Économie du bien commun

la finance pour tous
Avec ce premier livre en français destiné à un large public, le prix Nobel d'économie 2014 nous invite à partager sa passion pour cette discipline. Il défend une certaine vision de l'économie, science qui croise la théorie et les faits au service du bien commun, et de l'économiste, chercheur et homme de terrain. C'est dire que le lecteur pénètre dans l'atelier d'un économiste et voyage à travers les sujets affectant notre quotidien : économie numérique, innovation, chômage, changement climatique, Europe, État, finance, marché... En dressant un panorama des grandes problématiques de l'économie d'aujourd'hui, Jean Tirole nous fait entrer au coeur des théories dont il est le père.

L’avis de La finance pour tous

Le second prix Nobel français d’économie, Jean Tirole (en 2014, après Maurice Allais en 1988) et les Presses Universitaires de France ont fait un gros effort éditorial pour mettre à la portée du plus grand nombre les apports principaux du lauréat à la science économique au cours des dernières décennies. L’ouvrage dépasse certes les 600 pages, mais se lit assez aisément.

Après des développements sur la recherche économique et son évolution, les chapitres sont regroupés autour de deux grands thèmes qui se situent au cœur de l’actualité : d’une part, les défis macro-économiques (climat, chômage, Europe et système financier), de l’autre, les enjeux « industriels » au sens large (concurrence, numérique, innovation et régulation). Chacun des sujets traités fait l’objet d’une analyse détaillée, avant que soit proposée, le plus souvent avec modestie, une solution aux problèmes qui ont été détectés. L’appareil théorique n’est jamais loin, mais ne fait l’objet que de renvois aux travaux originaux.

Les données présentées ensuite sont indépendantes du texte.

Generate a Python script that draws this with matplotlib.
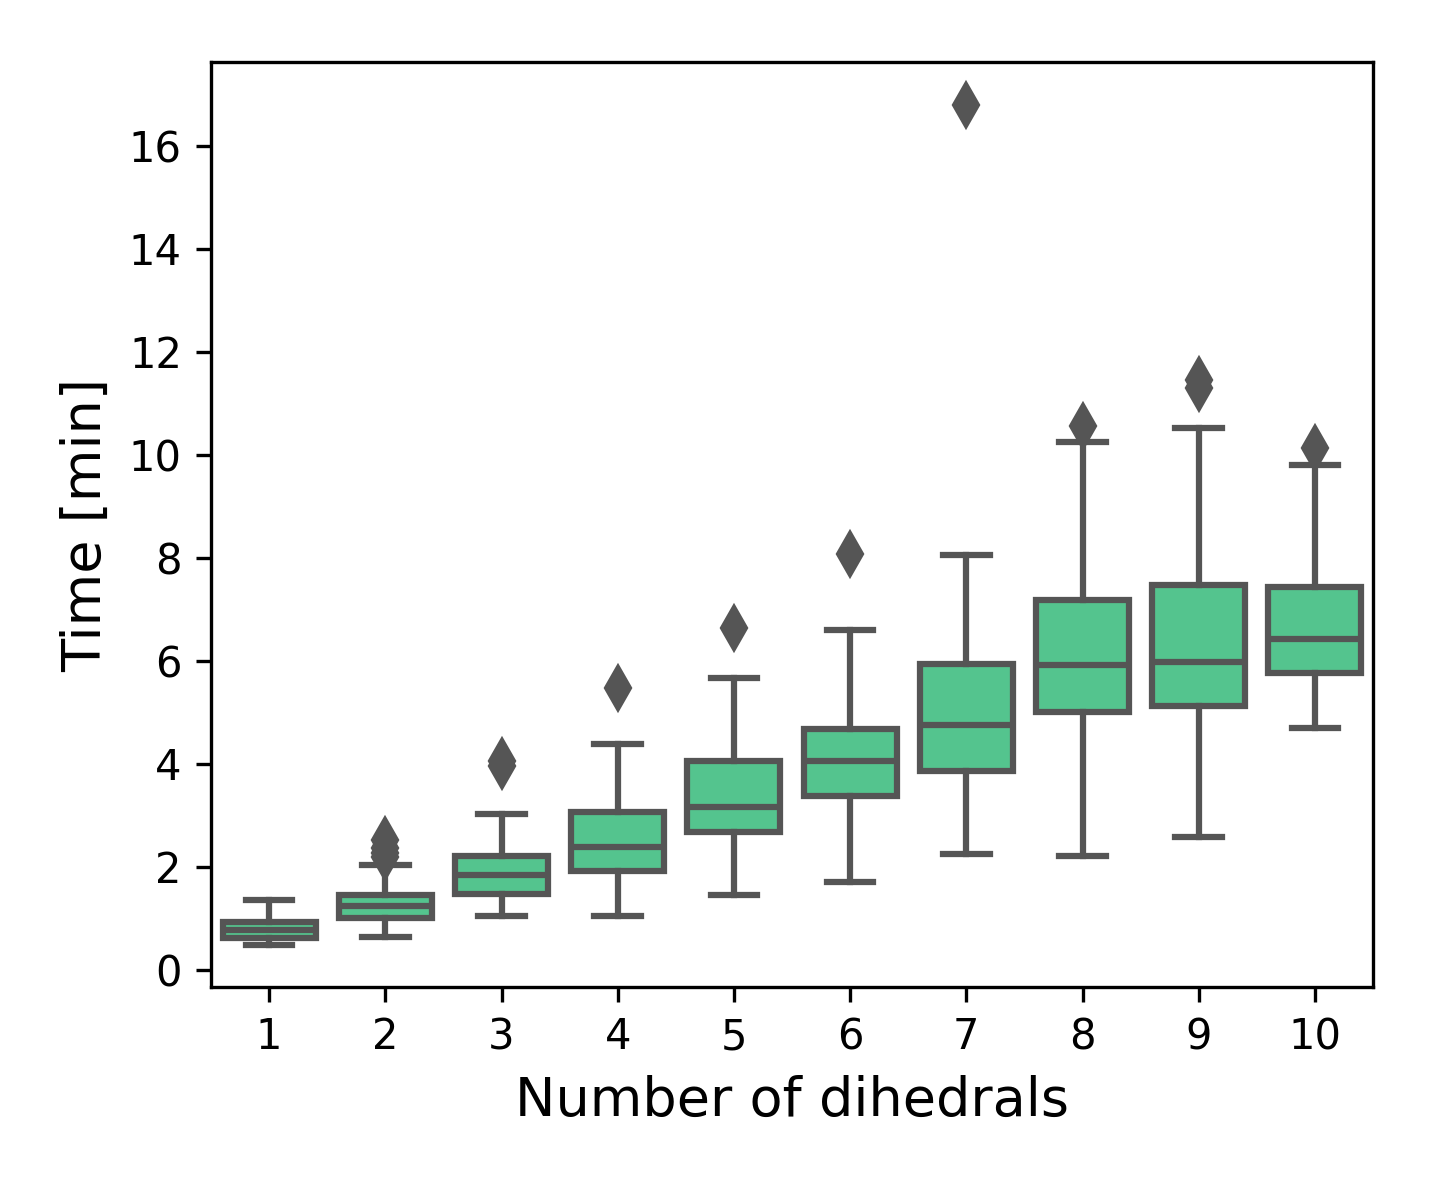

Au total le qualificatif de « libéral modéré » convient bien à Jean Tirole. Celui-ci dirait probablement en effet, en paraphrasant Churchill, que, pour développer la richesse, le marché est le pire des systèmes, à l’exception de tous les autres. Ce marché, aussi indispensable soit-il, comporte en effet de nombreuses défaillances : l’auteur n’en liste pas moins de six catégories.

Attachons-nous à la deuxième d’entre elles ; elle porte sur ce que les spécialistes appellent les « asymétries d’information » et jouent un rôle central dans l’ensemble de l’ouvrage, comme d’ailleurs dans l’œuvre du regretté Jean-Jacques Laffont, cosignataire de nombreux travaux avec Jean Tirole, prématurément disparu. Pour qu’un échange soit mûrement consenti sur le marché, il est indispensable que les deux parties à l’échange soient correctement informées des circonstances de cet échange et des caractéristiques précises du bien ou service échangé. Si ce n‘est pas le cas, il y a tromperie, que celle-ci soit ou non volontaire. La réglementation (on parle aussi de régulation) a pour but de faire apparaître dans l’échange les caractéristiques cachées. Ou au moins d’empêcher que l’une des deux parties (en général, le vendeur) puisse imposer à l’autre un prix qui ne correspond pas à la véritable valeur de la transaction.

En France, on pense évidemment en ce domaine aux missions qui ont été confiées à la Direction générale de la concurrence, de la consommation et de la répression des fraudes, au service de protection des épargnants de l’AMF et à l’ACPR auprès de la Banque de France. Mais aussi, naturellement, au rôle que jouent les différentes associations de consommateurs et les médiateurs dans les professions.

Deux prix Nobel plus anciens, les Américains George Akerlof et Robert Schiller, poussent curieusement le bouchon plus loin en dénonçant des « Marchés de dupes, L’économie du mensonge et de la manipulation » (Paris, Odile Jacob, mars 2016, 323 pages). Mais les incantations ne suffisent pas ; il faut aussi proposer des solutions aux déséquilibres que l’on identifie. C’est ce que fait Jean Tirole dans son remarquable ouvrage.